====== Data block ======

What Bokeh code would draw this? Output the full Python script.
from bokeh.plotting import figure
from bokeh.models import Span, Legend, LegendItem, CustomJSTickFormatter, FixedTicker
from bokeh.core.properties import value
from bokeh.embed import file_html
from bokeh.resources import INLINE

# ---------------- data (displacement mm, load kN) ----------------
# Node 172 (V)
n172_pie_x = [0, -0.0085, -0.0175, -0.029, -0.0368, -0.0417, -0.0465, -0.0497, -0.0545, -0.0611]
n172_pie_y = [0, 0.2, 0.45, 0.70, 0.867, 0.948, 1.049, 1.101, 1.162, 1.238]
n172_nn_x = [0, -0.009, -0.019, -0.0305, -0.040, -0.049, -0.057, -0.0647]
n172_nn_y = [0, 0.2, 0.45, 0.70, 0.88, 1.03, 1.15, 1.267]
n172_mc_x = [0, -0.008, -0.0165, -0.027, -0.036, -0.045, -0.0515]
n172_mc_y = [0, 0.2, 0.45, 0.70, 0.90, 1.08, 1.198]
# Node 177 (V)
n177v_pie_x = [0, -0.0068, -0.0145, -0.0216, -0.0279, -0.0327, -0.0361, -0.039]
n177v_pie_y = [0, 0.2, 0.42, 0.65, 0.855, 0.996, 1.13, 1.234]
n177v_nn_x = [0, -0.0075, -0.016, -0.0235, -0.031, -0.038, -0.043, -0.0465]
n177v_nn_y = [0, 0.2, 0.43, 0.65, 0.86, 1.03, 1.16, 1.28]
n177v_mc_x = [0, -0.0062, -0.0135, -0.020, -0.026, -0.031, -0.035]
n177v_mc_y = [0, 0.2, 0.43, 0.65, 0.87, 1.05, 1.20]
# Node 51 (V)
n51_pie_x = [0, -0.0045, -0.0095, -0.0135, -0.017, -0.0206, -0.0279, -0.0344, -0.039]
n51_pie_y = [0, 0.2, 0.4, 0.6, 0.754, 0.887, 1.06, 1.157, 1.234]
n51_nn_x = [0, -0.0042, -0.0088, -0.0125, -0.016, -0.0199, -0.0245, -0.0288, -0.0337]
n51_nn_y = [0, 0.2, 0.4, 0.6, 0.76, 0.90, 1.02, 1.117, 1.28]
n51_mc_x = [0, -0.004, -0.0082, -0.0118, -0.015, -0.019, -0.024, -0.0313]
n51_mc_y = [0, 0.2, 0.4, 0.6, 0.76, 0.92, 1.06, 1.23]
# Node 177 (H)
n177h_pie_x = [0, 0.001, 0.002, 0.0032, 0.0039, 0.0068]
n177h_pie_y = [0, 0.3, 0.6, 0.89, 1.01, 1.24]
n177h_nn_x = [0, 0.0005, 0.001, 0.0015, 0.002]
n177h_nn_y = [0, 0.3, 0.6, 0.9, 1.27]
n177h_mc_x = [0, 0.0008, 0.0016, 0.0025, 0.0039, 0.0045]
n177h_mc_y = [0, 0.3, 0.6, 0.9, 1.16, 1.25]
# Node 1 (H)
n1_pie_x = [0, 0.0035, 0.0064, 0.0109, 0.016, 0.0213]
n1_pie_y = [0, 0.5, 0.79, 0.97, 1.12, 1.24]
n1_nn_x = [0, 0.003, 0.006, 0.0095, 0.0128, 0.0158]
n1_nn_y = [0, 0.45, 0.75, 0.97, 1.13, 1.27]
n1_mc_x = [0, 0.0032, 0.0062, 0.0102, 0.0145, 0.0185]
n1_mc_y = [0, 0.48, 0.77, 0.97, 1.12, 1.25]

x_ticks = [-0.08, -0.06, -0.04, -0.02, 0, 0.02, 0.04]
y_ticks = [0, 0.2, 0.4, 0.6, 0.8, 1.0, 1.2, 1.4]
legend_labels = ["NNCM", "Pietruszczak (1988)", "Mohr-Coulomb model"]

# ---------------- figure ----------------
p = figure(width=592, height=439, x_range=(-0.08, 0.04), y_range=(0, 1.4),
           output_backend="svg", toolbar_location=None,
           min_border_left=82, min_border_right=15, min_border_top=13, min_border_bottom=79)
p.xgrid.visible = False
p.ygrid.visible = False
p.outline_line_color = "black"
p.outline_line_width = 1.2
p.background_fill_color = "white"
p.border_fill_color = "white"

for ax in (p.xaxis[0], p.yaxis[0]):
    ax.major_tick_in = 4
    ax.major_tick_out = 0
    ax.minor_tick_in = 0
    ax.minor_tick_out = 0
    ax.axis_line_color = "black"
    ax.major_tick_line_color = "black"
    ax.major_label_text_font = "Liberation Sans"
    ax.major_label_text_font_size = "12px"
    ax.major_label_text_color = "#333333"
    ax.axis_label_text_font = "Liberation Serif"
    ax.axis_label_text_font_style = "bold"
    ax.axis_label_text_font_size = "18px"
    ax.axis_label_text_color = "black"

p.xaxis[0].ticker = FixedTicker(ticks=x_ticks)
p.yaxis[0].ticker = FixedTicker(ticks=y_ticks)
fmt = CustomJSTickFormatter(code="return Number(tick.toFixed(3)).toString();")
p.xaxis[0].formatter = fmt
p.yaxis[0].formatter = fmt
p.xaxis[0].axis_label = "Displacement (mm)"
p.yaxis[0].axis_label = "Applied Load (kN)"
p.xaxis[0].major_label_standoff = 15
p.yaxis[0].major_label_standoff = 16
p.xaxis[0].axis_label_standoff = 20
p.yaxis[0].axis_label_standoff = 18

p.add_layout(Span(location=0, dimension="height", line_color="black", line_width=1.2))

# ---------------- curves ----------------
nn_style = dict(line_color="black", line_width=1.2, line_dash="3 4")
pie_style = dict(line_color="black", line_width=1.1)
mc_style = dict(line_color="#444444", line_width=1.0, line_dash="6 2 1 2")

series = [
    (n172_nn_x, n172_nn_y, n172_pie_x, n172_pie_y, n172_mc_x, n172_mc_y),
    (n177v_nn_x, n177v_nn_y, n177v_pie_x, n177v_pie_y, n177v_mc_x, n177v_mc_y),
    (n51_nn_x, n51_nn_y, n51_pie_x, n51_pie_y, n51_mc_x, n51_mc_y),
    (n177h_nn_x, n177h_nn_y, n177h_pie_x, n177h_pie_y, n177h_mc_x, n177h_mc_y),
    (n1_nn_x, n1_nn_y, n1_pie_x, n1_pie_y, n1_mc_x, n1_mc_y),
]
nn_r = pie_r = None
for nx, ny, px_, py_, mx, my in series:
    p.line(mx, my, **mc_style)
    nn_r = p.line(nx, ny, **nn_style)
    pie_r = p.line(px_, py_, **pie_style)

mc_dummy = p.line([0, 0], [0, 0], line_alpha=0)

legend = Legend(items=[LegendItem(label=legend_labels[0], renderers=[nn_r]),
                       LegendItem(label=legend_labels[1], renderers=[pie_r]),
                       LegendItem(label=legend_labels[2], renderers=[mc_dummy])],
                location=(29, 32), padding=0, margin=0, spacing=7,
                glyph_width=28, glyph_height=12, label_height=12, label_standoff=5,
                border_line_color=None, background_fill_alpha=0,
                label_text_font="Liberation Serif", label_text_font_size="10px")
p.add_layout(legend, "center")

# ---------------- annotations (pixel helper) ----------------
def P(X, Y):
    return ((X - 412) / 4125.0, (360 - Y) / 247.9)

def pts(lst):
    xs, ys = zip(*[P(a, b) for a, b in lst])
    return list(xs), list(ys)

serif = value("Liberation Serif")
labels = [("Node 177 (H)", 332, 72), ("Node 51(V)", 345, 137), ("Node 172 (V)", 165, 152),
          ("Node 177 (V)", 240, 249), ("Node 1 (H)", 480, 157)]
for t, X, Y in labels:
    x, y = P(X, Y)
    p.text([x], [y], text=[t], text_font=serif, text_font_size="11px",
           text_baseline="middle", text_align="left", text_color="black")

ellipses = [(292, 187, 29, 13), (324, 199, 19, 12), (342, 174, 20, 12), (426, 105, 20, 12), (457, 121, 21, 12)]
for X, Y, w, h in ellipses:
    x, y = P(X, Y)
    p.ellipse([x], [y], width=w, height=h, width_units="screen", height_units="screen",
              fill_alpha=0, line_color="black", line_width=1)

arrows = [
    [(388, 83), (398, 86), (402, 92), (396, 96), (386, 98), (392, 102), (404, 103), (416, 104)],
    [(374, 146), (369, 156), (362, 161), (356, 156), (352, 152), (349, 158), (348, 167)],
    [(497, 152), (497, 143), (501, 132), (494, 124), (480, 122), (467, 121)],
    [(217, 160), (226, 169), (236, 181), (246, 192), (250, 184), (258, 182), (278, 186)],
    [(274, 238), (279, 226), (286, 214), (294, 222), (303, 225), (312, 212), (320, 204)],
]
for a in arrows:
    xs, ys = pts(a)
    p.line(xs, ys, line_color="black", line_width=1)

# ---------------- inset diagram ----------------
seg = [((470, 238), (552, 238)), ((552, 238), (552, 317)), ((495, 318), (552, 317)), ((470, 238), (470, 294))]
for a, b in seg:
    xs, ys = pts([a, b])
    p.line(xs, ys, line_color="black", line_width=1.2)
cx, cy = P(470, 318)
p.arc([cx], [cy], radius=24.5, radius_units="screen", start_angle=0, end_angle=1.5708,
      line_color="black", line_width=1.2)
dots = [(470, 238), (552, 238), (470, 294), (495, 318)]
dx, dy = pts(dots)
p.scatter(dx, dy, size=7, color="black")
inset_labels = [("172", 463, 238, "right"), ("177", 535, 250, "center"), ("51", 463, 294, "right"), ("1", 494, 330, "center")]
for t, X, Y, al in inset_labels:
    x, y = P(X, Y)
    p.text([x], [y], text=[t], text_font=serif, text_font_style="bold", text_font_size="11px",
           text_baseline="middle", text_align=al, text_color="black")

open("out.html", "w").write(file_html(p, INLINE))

======

What is required:
From the opening line of the data above, please print each line as written up to and including the line that contains "from bokeh.resources import INLINE", and nothing more.

The completed task:
What Bokeh code would draw this? Output the full Python script.
from bokeh.plotting import figure
from bokeh.models import Span, Legend, LegendItem, CustomJSTickFormatter, FixedTicker
from bokeh.core.properties import value
from bokeh.embed import file_html
from bokeh.resources import INLINE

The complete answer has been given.